**** Records to process

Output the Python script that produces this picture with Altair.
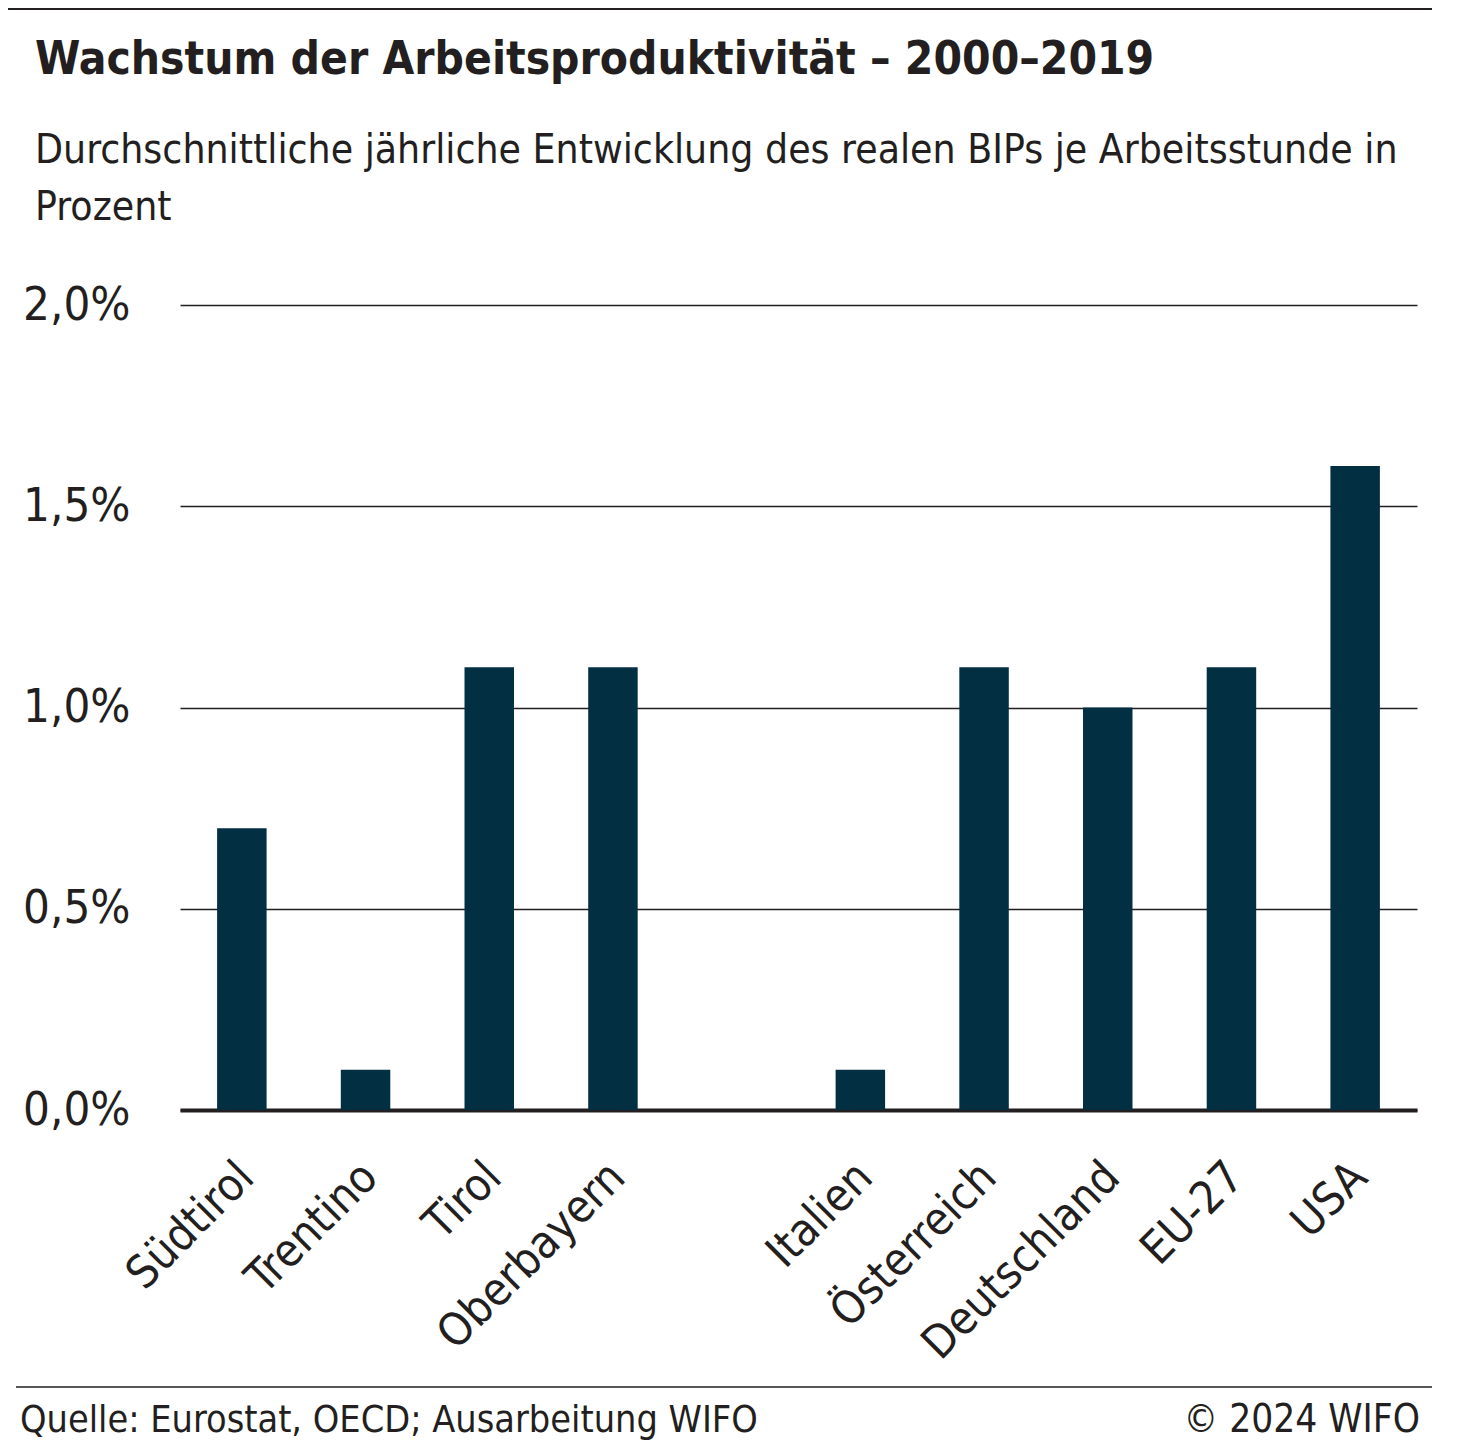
import altair as alt
import pandas as pd

# ---- data ----
categories = ["Südtirol", "Trentino", "Tirol", "Oberbayern",
              "Italien", "Österreich", "Deutschland", "EU-27", "USA"]
values = [0.7, 0.1, 1.1, 1.1, 0.1, 1.1, 1.0, 1.1, 1.6]
axis_order = ["Südtirol", "Trentino", "Tirol", "Oberbayern", " ",
              "Italien", "Österreich", "Deutschland", "EU-27", "USA"]
y_ticks = [0.0, 0.5, 1.0, 1.5, 2.0]

title_text = "Wachstum der Arbeitsproduktivität – 2000–2019"
subtitle_1 = "Durchschnittliche jährliche Entwicklung des realen BIPs je Arbeitsstunde in"
subtitle_2 = "Prozent"
source_text = "Quelle: Eurostat, OECD; Ausarbeitung WIFO"
copyright_text = "© 2024 WIFO"

FONT = "DejaVu Sans Condensed, Liberation Sans Narrow, sans-serif"
TXT = "#231f20"
BAR = "#032f42"
W, H = 1237, 805

df = pd.DataFrame({"region": categories, "wert": values})

bars = alt.Chart(df).mark_bar(color=BAR).encode(
    x=alt.X(
        "region:N",
        sort=axis_order,
        scale=alt.Scale(domain=axis_order, paddingInner=0.6, paddingOuter=0.3),
        axis=alt.Axis(
            title=None, labelAngle=-45, labelAlign="right", labelBaseline="top",
            labelFontSize=45.5, labelFont=FONT, labelColor=TXT, labelPadding=44,
            labelOffset=-11, ticks=False, domainWidth=4, domainColor=TXT,
            grid=False, labelOverlap=False, labelBound=False, labelLimit=0,
        ),
    ),
    y=alt.Y(
        "wert:Q",
        scale=alt.Scale(domain=[0, 2], nice=False),
        axis=alt.Axis(
            title=None, values=y_ticks,
            labelExpr="replace(format(datum.value, '.1f'), '.', ',') + '%'",
            labelFontSize=47, labelFont=FONT, labelColor=TXT, labelPadding=50,
            domain=False, ticks=False, grid=True, gridColor=TXT, gridWidth=1.3,
        ),
    ),
)

one = alt.Data(values=[{}])


def text_layer(txt, x, y, size, weight="normal", align="left"):
    return alt.Chart(one).mark_text(
        text=txt, font=FONT, fontSize=size, fontWeight=weight, color=TXT,
        align=align, baseline="alphabetic",
    ).encode(x=alt.value(x), y=alt.value(y))


def rule_layer(x1, x2, y, w):
    return alt.Chart(one).mark_rule(color=TXT, strokeWidth=w).encode(
        x=alt.value(x1), x2=alt.value(x2), y=alt.value(y)
    )


chart = alt.layer(
    bars,
    rule_layer(-172, 1252, -296, 2),
    text_layer(title_text, -145, -231, 45.7, "bold"),
    text_layer(subtitle_1, -145, -142, 40.5),
    text_layer(subtitle_2, -145, -85, 40.5),
    rule_layer(-164, 1252, 1082, 1.5),
    text_layer(source_text, -160, 1127, 37.5),
    text_layer(copyright_text, 1240, 1127, 38.5, align="right"),
).properties(
    width=W, height=H,
    padding={"left": 172, "top": 297, "right": 56, "bottom": 332},
    autosize=alt.AutoSizeParams(type="none"),
    background="white",
).configure_view(stroke=None)

chart.save("out.html", embed_options={"renderer": "svg", "actions": False})
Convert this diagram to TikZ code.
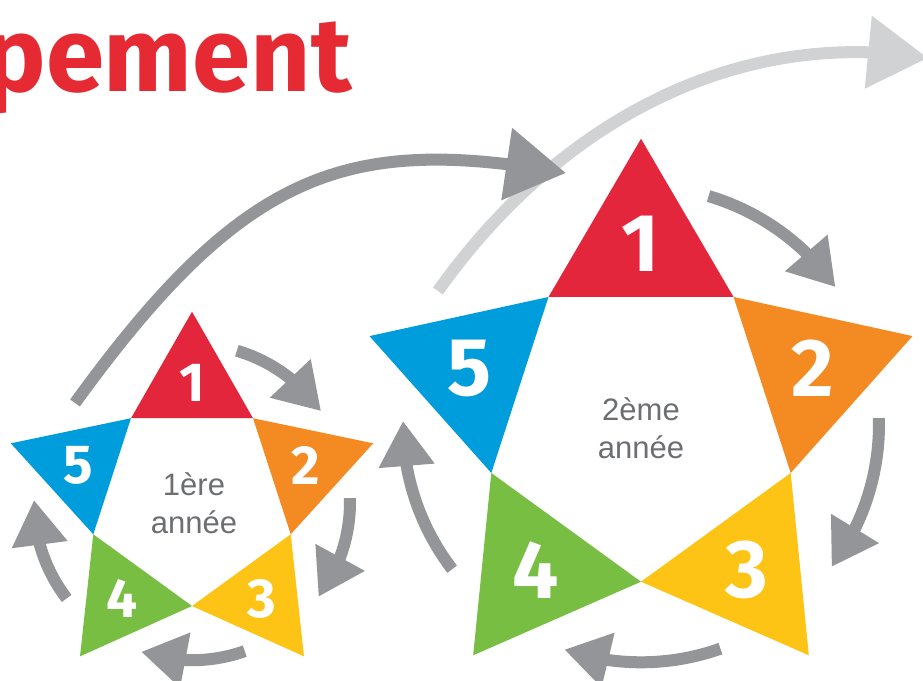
\documentclass[tikz,border=0pt]{standalone}
\usepackage{fontspec}
\setmainfont{Liberation Sans}
\newfontfamily\numfont{Fira Sans}
\usetikzlibrary{arrows.meta,bending,calc}
\definecolor{cRed}{HTML}{E4263C}
\definecolor{cTitle}{HTML}{E62A33}
\definecolor{cOrange}{HTML}{F48A22}
\definecolor{cYellow}{HTML}{FDC416}
\definecolor{cGreen}{HTML}{77BE43}
\definecolor{cBlue}{HTML}{009DDC}
\definecolor{cGray}{HTML}{939598}
\definecolor{cLight}{HTML}{D1D2D4}
\definecolor{cText}{HTML}{6D6E71}
\tikzset{
  arr/.style={draw=cGray, line width=12pt, -{Triangle[length=45pt,width=53pt,flex]}},
  bigarr/.style={draw=#1, line width=12pt, -{Triangle[length=60pt,width=70pt,flex]}},
  numtxt/.style={text=white, inner sep=0pt},
  lbl/.style={text=cText, inner sep=0pt, font=\fontsize{31}{36}\selectfont},
  titletxt/.style={text=cTitle, inner sep=0pt, font=\numfont\bfseries\fontsize{105}{115}\selectfont}
}
\newcommand\mystar[5]{%
  \coordinate (#1c) at #2;
  \foreach \i/\col in {1/cRed,2/cOrange,3/cYellow,4/cGreen,5/cBlue}{
    \pgfmathsetmacro\a{-90+72*(\i-1)}
    \fill[\col] ($(#1c)+(\a:#3)$) -- ($(#1c)+({\a+36}:#4)$) -- ($(#1c)+({\a-36}:#4)$) -- cycle;
    \node[numtxt, font=\numfont\bfseries\fontsize{#5}{#5}\selectfont] (#1n\i) at ($(#1c)+(\a:{(#3+1.618*#4)/3})$) {\i};
  }
}
\begin{document}
\begin{tikzpicture}[x=1pt,y=-1pt]
\useasboundingbox (0,0) rectangle (923,680);
\clip (0,0) rectangle (923,680);
\fill[white] (0,0) rectangle (923,680);
% title
\node[titletxt, anchor=base east] (title) at (352,91) {pement};
% stars
\mystar{S}{(192,502.2)}{190.5}{103.8}{55}
\mystar{L}{(641,424.3)}{285.5}{157.4}{82}
% labels
\node[lbl, anchor=base] (t1a) at (194,495) {1ère};
\node[lbl, anchor=base] (t1b) at (194,533) {année};
\node[lbl, anchor=base] (t2a) at (641,420) {2ème};
\node[lbl, anchor=base] (t2b) at (641,458) {année};
% cycle arrows
\foreach \k in {0,1,2,3}{
  \draw[arr] ($(Sc)+({-73.5+72*\k}:158)$) arc[start angle={-73.5+72*\k}, end angle={-35.2+72*\k}, radius=158];
  \draw[arr] ($(Lc)+({-73.5+72*\k}:238)$) arc[start angle={-73.5+72*\k}, end angle={-35.2+72*\k}, radius=238];
}
% year arrows
\coordinate (g0) at (438,291);
\coordinate (g3) at (928,58);
\draw[bigarr=cLight] (g0) .. controls (553.6,127.8) and (730.6,26) .. (g3);
\coordinate (d0) at (75,403);
\coordinate (d3) at (566,173);
\draw[bigarr=cGray] (d0) .. controls (245,168) and (349,135) .. (d3);
\end{tikzpicture}
\end{document}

********

=== Aim ===
Reproduce the material above in full and without alteration, but skip all pictures.

=== Result of the exercise ===
Output the Python script that produces this picture with Altair.
import altair as alt
import pandas as pd

# ---- data ----
categories = ["Südtirol", "Trentino", "Tirol", "Oberbayern",
              "Italien", "Österreich", "Deutschland", "EU-27", "USA"]
values = [0.7, 0.1, 1.1, 1.1, 0.1, 1.1, 1.0, 1.1, 1.6]
axis_order = ["Südtirol", "Trentino", "Tirol", "Oberbayern", " ",
              "Italien", "Österreich", "Deutschland", "EU-27", "USA"]
y_ticks = [0.0, 0.5, 1.0, 1.5, 2.0]

title_text = "Wachstum der Arbeitsproduktivität – 2000–2019"
subtitle_1 = "Durchschnittliche jährliche Entwicklung des realen BIPs je Arbeitsstunde in"
subtitle_2 = "Prozent"
source_text = "Quelle: Eurostat, OECD; Ausarbeitung WIFO"
copyright_text = "© 2024 WIFO"

FONT = "DejaVu Sans Condensed, Liberation Sans Narrow, sans-serif"
TXT = "#231f20"
BAR = "#032f42"
W, H = 1237, 805

df = pd.DataFrame({"region": categories, "wert": values})

bars = alt.Chart(df).mark_bar(color=BAR).encode(
    x=alt.X(
        "region:N",
        sort=axis_order,
        scale=alt.Scale(domain=axis_order, paddingInner=0.6, paddingOuter=0.3),
        axis=alt.Axis(
            title=None, labelAngle=-45, labelAlign="right", labelBaseline="top",
            labelFontSize=45.5, labelFont=FONT, labelColor=TXT, labelPadding=44,
            labelOffset=-11, ticks=False, domainWidth=4, domainColor=TXT,
            grid=False, labelOverlap=False, labelBound=False, labelLimit=0,
        ),
    ),
    y=alt.Y(
        "wert:Q",
        scale=alt.Scale(domain=[0, 2], nice=False),
        axis=alt.Axis(
            title=None, values=y_ticks,
            labelExpr="replace(format(datum.value, '.1f'), '.', ',') + '%'",
            labelFontSize=47, labelFont=FONT, labelColor=TXT, labelPadding=50,
            domain=False, ticks=False, grid=True, gridColor=TXT, gridWidth=1.3,
        ),
    ),
)

one = alt.Data(values=[{}])


def text_layer(txt, x, y, size, weight="normal", align="left"):
    return alt.Chart(one).mark_text(
        text=txt, font=FONT, fontSize=size, fontWeight=weight, color=TXT,
        align=align, baseline="alphabetic",
    ).encode(x=alt.value(x), y=alt.value(y))


def rule_layer(x1, x2, y, w):
    return alt.Chart(one).mark_rule(color=TXT, strokeWidth=w).encode(
        x=alt.value(x1), x2=alt.value(x2), y=alt.value(y)
    )


chart = alt.layer(
    bars,
    rule_layer(-172, 1252, -296, 2),
    text_layer(title_text, -145, -231, 45.7, "bold"),
    text_layer(subtitle_1, -145, -142, 40.5),
    text_layer(subtitle_2, -145, -85, 40.5),
    rule_layer(-164, 1252, 1082, 1.5),
    text_layer(source_text, -160, 1127, 37.5),
    text_layer(copyright_text, 1240, 1127, 38.5, align="right"),
).properties(
    width=W, height=H,
    padding={"left": 172, "top": 297, "right": 56, "bottom": 332},
    autosize=alt.AutoSizeParams(type="none"),
    background="white",
).configure_view(stroke=None)

chart.save("out.html", embed_options={"renderer": "svg", "actions": False})
Convert this diagram to TikZ code.
\documentclass[tikz,border=0pt]{standalone}
\usepackage{fontspec}
\setmainfont{Liberation Sans}
\newfontfamily\numfont{Fira Sans}
\usetikzlibrary{arrows.meta,bending,calc}
\definecolor{cRed}{HTML}{E4263C}
\definecolor{cTitle}{HTML}{E62A33}
\definecolor{cOrange}{HTML}{F48A22}
\definecolor{cYellow}{HTML}{FDC416}
\definecolor{cGreen}{HTML}{77BE43}
\definecolor{cBlue}{HTML}{009DDC}
\definecolor{cGray}{HTML}{939598}
\definecolor{cLight}{HTML}{D1D2D4}
\definecolor{cText}{HTML}{6D6E71}
\tikzset{
  arr/.style={draw=cGray, line width=12pt, -{Triangle[length=45pt,width=53pt,flex]}},
  bigarr/.style={draw=#1, line width=12pt, -{Triangle[length=60pt,width=70pt,flex]}},
  numtxt/.style={text=white, inner sep=0pt},
  lbl/.style={text=cText, inner sep=0pt, font=\fontsize{31}{36}\selectfont},
  titletxt/.style={text=cTitle, inner sep=0pt, font=\numfont\bfseries\fontsize{105}{115}\selectfont}
}
\newcommand\mystar[5]{%
  \coordinate (#1c) at #2;
  \foreach \i/\col in {1/cRed,2/cOrange,3/cYellow,4/cGreen,5/cBlue}{
    \pgfmathsetmacro\a{-90+72*(\i-1)}
    \fill[\col] ($(#1c)+(\a:#3)$) -- ($(#1c)+({\a+36}:#4)$) -- ($(#1c)+({\a-36}:#4)$) -- cycle;
    \node[numtxt, font=\numfont\bfseries\fontsize{#5}{#5}\selectfont] (#1n\i) at ($(#1c)+(\a:{(#3+1.618*#4)/3})$) {\i};
  }
}
\begin{document}
\begin{tikzpicture}[x=1pt,y=-1pt]
\useasboundingbox (0,0) rectangle (923,680);
\clip (0,0) rectangle (923,680);
\fill[white] (0,0) rectangle (923,680);
% title
\node[titletxt, anchor=base east] (title) at (352,91) {pement};
% stars
\mystar{S}{(192,502.2)}{190.5}{103.8}{55}
\mystar{L}{(641,424.3)}{285.5}{157.4}{82}
% labels
\node[lbl, anchor=base] (t1a) at (194,495) {1ère};
\node[lbl, anchor=base] (t1b) at (194,533) {année};
\node[lbl, anchor=base] (t2a) at (641,420) {2ème};
\node[lbl, anchor=base] (t2b) at (641,458) {année};
% cycle arrows
\foreach \k in {0,1,2,3}{
  \draw[arr] ($(Sc)+({-73.5+72*\k}:158)$) arc[start angle={-73.5+72*\k}, end angle={-35.2+72*\k}, radius=158];
  \draw[arr] ($(Lc)+({-73.5+72*\k}:238)$) arc[start angle={-73.5+72*\k}, end angle={-35.2+72*\k}, radius=238];
}
% year arrows
\coordinate (g0) at (438,291);
\coordinate (g3) at (928,58);
\draw[bigarr=cLight] (g0) .. controls (553.6,127.8) and (730.6,26) .. (g3);
\coordinate (d0) at (75,403);
\coordinate (d3) at (566,173);
\draw[bigarr=cGray] (d0) .. controls (245,168) and (349,135) .. (d3);
\end{tikzpicture}
\end{document}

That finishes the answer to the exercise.